_Written task_: Return all of the data exactly as written, without the pictures.

_Supplied information_:
[Start]

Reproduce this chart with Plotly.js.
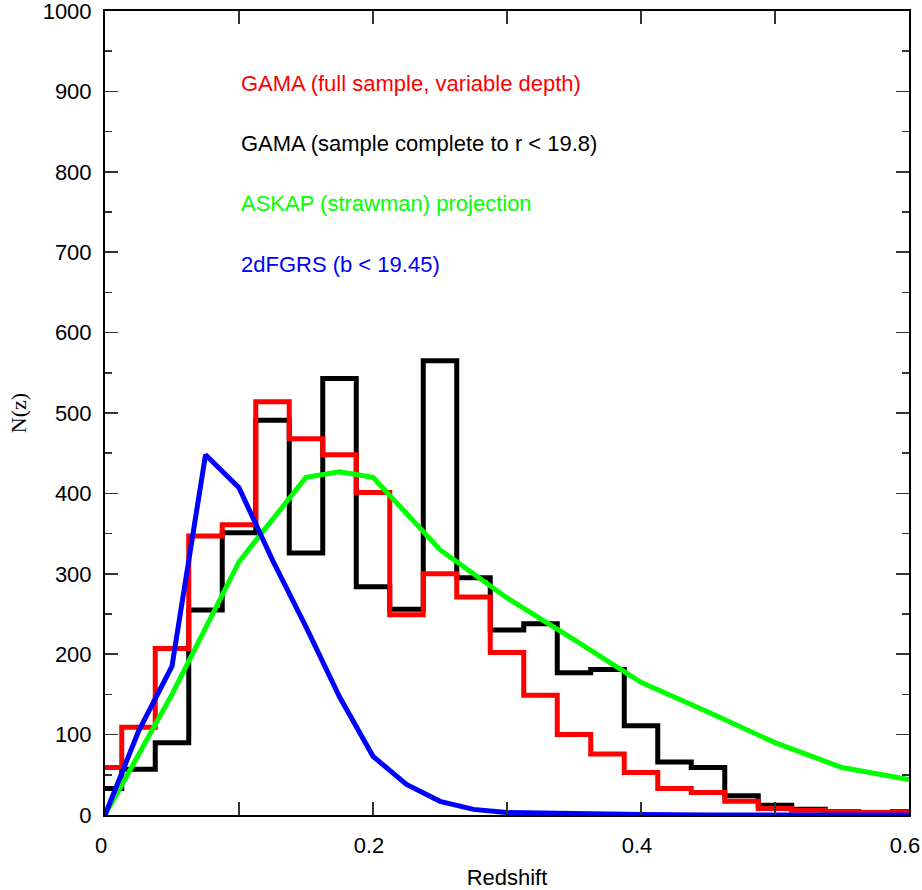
<!DOCTYPE html>
<html>
<head>
<meta charset="utf-8">
<script src="https://cdn.plot.ly/plotly-3.0.1.min.js"></script>
<style>html,body{margin:0;padding:0;background:#fff;}#chart{width:922px;height:890px;}</style>
</head>
<body>
<div id="chart"></div>
<script>
// Histogram bin centres (bin width 0.025)
const binCentres = [0,0.025,0.05,0.075,0.1,0.125,0.15,0.175,0.2,0.225,0.25,0.275,0.3,0.325,0.35,0.375,0.4,0.425,0.45,0.475,0.5,0.525,0.55,0.575,0.6];
// GAMA (sample complete to r < 19.8)
const gamaComplete = [33,57,90,255,351,491,326,543,284,256,565,295,230,238,177,181,111,66,59,24,12,7,4,3,4];
// GAMA (full sample, variable depth)
const gamaFull = [59,109,207,347,361,514,468,448,401,249,300,271,202,149,100,76,53,33,28,17,8,6,4,3,3];
// ASKAP (strawman) projection
const askapZ = [0,0.05,0.1,0.15,0.175,0.2,0.25,0.3,0.35,0.4,0.45,0.5,0.55,0.6];
const askapN = [0,150,315,420,427,420,330,270,218,165,128,90,59,44];
// 2dFGRS (b < 19.45)
const dfZ = [0,0.025,0.05,0.075,0.1,0.125,0.15,0.175,0.2,0.225,0.25,0.275,0.3,0.325,0.35,0.4,0.45,0.5,0.6];
const dfN = [0,104,185,448,407,317,234,147,73,38,17,7,3,2,1,0.5,0,0,0];

const labels = [
  {text:'GAMA (full sample, variable depth)', y:910, color:'#ff0000'},
  {text:'GAMA (sample complete to r < 19.8)', y:835, color:'#000000'},
  {text:'ASKAP (strawman) projection', y:760, color:'#00ff00'},
  {text:'2dFGRS (b < 19.45)', y:685, color:'#0000ff'}
];

const traces = [
  {x:binCentres, y:gamaComplete, type:'scatter', mode:'lines', line:{color:'#000000', width:5, shape:'hvh'}, name:'GAMA complete'},
  {x:binCentres, y:gamaFull, type:'scatter', mode:'lines', line:{color:'#ff0000', width:5, shape:'hvh'}, name:'GAMA full'},
  {x:askapZ, y:askapN, type:'scatter', mode:'lines', line:{color:'#00ff00', width:5}, name:'ASKAP'},
  {x:dfZ, y:dfN, type:'scatter', mode:'lines', line:{color:'#0000ff', width:5}, name:'2dFGRS'}
];

const layout = {
  width:922, height:890,
  margin:{l:105, r:13, t:11, b:75},
  paper_bgcolor:'#ffffff', plot_bgcolor:'#ffffff',
  showlegend:false,
  font:{family:'"Liberation Sans", Arial, sans-serif', size:22, color:'#000'},
  xaxis:{
    range:[0,0.6], tickvals:[0,0.2,0.4,0.6], ticktext:['0','0.2','0.4','0.6'],
    ticks:'inside', ticklen:13, tickwidth:1.5, tickcolor:'#333',
    minor:{tickvals:[0.1,0.3,0.5], ticks:'inside', ticklen:13, tickwidth:1.5, tickcolor:'#333'},
    showline:true, linecolor:'#000', linewidth:2, mirror:'ticks',
    showgrid:false, zeroline:false, ticklabelstandoff:10, ticklabeloverflow:'allow',
    ticklabelshift:-4,
    tickfont:{size:22},
    title:{text:'Redshift', font:{size:22}, standoff:12}
  },
  yaxis:{
    range:[0,1000], tickvals:[0,100,200,300,400,500,600,700,800,900,1000],
    ticks:'inside', ticklen:13, tickwidth:1.5, tickcolor:'#333',
    minor:{dtick:50, ticks:'inside', ticklen:7, tickwidth:1.5, tickcolor:'#333'},
    showline:true, linecolor:'#000', linewidth:2, mirror:'ticks',
    showgrid:false, zeroline:false, ticklabelstandoff:7, ticklabeloverflow:'allow',
    tickfont:{size:22},
    title:{text:'N(z)', font:{family:'"Liberation Serif", "Times New Roman", serif', size:22}, standoff:10}
  },
  annotations: labels.map(l => ({
    x:0.1, y:l.y, xref:'x', yref:'y', xanchor:'left', yanchor:'middle',
    text:l.text, showarrow:false, font:{size:22, color:l.color}
  }))
};

Plotly.newPlot('chart', traces, layout, {displayModeBar:false, staticPlot:true});
</script>
</body>
</html>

[End]

_Result of this exercise_:
Reproduce this chart with Plotly.js.
<!DOCTYPE html>
<html>
<head>
<meta charset="utf-8">
<script src="https://cdn.plot.ly/plotly-3.0.1.min.js"></script>
<style>html,body{margin:0;padding:0;background:#fff;}#chart{width:922px;height:890px;}</style>
</head>
<body>
<div id="chart"></div>
<script>
// Histogram bin centres (bin width 0.025)
const binCentres = [0,0.025,0.05,0.075,0.1,0.125,0.15,0.175,0.2,0.225,0.25,0.275,0.3,0.325,0.35,0.375,0.4,0.425,0.45,0.475,0.5,0.525,0.55,0.575,0.6];
// GAMA (sample complete to r < 19.8)
const gamaComplete = [33,57,90,255,351,491,326,543,284,256,565,295,230,238,177,181,111,66,59,24,12,7,4,3,4];
// GAMA (full sample, variable depth)
const gamaFull = [59,109,207,347,361,514,468,448,401,249,300,271,202,149,100,76,53,33,28,17,8,6,4,3,3];
// ASKAP (strawman) projection
const askapZ = [0,0.05,0.1,0.15,0.175,0.2,0.25,0.3,0.35,0.4,0.45,0.5,0.55,0.6];
const askapN = [0,150,315,420,427,420,330,270,218,165,128,90,59,44];
// 2dFGRS (b < 19.45)
const dfZ = [0,0.025,0.05,0.075,0.1,0.125,0.15,0.175,0.2,0.225,0.25,0.275,0.3,0.325,0.35,0.4,0.45,0.5,0.6];
const dfN = [0,104,185,448,407,317,234,147,73,38,17,7,3,2,1,0.5,0,0,0];

const labels = [
  {text:'GAMA (full sample, variable depth)', y:910, color:'#ff0000'},
  {text:'GAMA (sample complete to r < 19.8)', y:835, color:'#000000'},
  {text:'ASKAP (strawman) projection', y:760, color:'#00ff00'},
  {text:'2dFGRS (b < 19.45)', y:685, color:'#0000ff'}
];

const traces = [
  {x:binCentres, y:gamaComplete, type:'scatter', mode:'lines', line:{color:'#000000', width:5, shape:'hvh'}, name:'GAMA complete'},
  {x:binCentres, y:gamaFull, type:'scatter', mode:'lines', line:{color:'#ff0000', width:5, shape:'hvh'}, name:'GAMA full'},
  {x:askapZ, y:askapN, type:'scatter', mode:'lines', line:{color:'#00ff00', width:5}, name:'ASKAP'},
  {x:dfZ, y:dfN, type:'scatter', mode:'lines', line:{color:'#0000ff', width:5}, name:'2dFGRS'}
];

const layout = {
  width:922, height:890,
  margin:{l:105, r:13, t:11, b:75},
  paper_bgcolor:'#ffffff', plot_bgcolor:'#ffffff',
  showlegend:false,
  font:{family:'"Liberation Sans", Arial, sans-serif', size:22, color:'#000'},
  xaxis:{
    range:[0,0.6], tickvals:[0,0.2,0.4,0.6], ticktext:['0','0.2','0.4','0.6'],
    ticks:'inside', ticklen:13, tickwidth:1.5, tickcolor:'#333',
    minor:{tickvals:[0.1,0.3,0.5], ticks:'inside', ticklen:13, tickwidth:1.5, tickcolor:'#333'},
    showline:true, linecolor:'#000', linewidth:2, mirror:'ticks',
    showgrid:false, zeroline:false, ticklabelstandoff:10, ticklabeloverflow:'allow',
    ticklabelshift:-4,
    tickfont:{size:22},
    title:{text:'Redshift', font:{size:22}, standoff:12}
  },
  yaxis:{
    range:[0,1000], tickvals:[0,100,200,300,400,500,600,700,800,900,1000],
    ticks:'inside', ticklen:13, tickwidth:1.5, tickcolor:'#333',
    minor:{dtick:50, ticks:'inside', ticklen:7, tickwidth:1.5, tickcolor:'#333'},
    showline:true, linecolor:'#000', linewidth:2, mirror:'ticks',
    showgrid:false, zeroline:false, ticklabelstandoff:7, ticklabeloverflow:'allow',
    tickfont:{size:22},
    title:{text:'N(z)', font:{family:'"Liberation Serif", "Times New Roman", serif', size:22}, standoff:10}
  },
  annotations: labels.map(l => ({
    x:0.1, y:l.y, xref:'x', yref:'y', xanchor:'left', yanchor:'middle',
    text:l.text, showarrow:false, font:{size:22, color:l.color}
  }))
};

Plotly.newPlot('chart', traces, layout, {displayModeBar:false, staticPlot:true});
</script>
</body>
</html>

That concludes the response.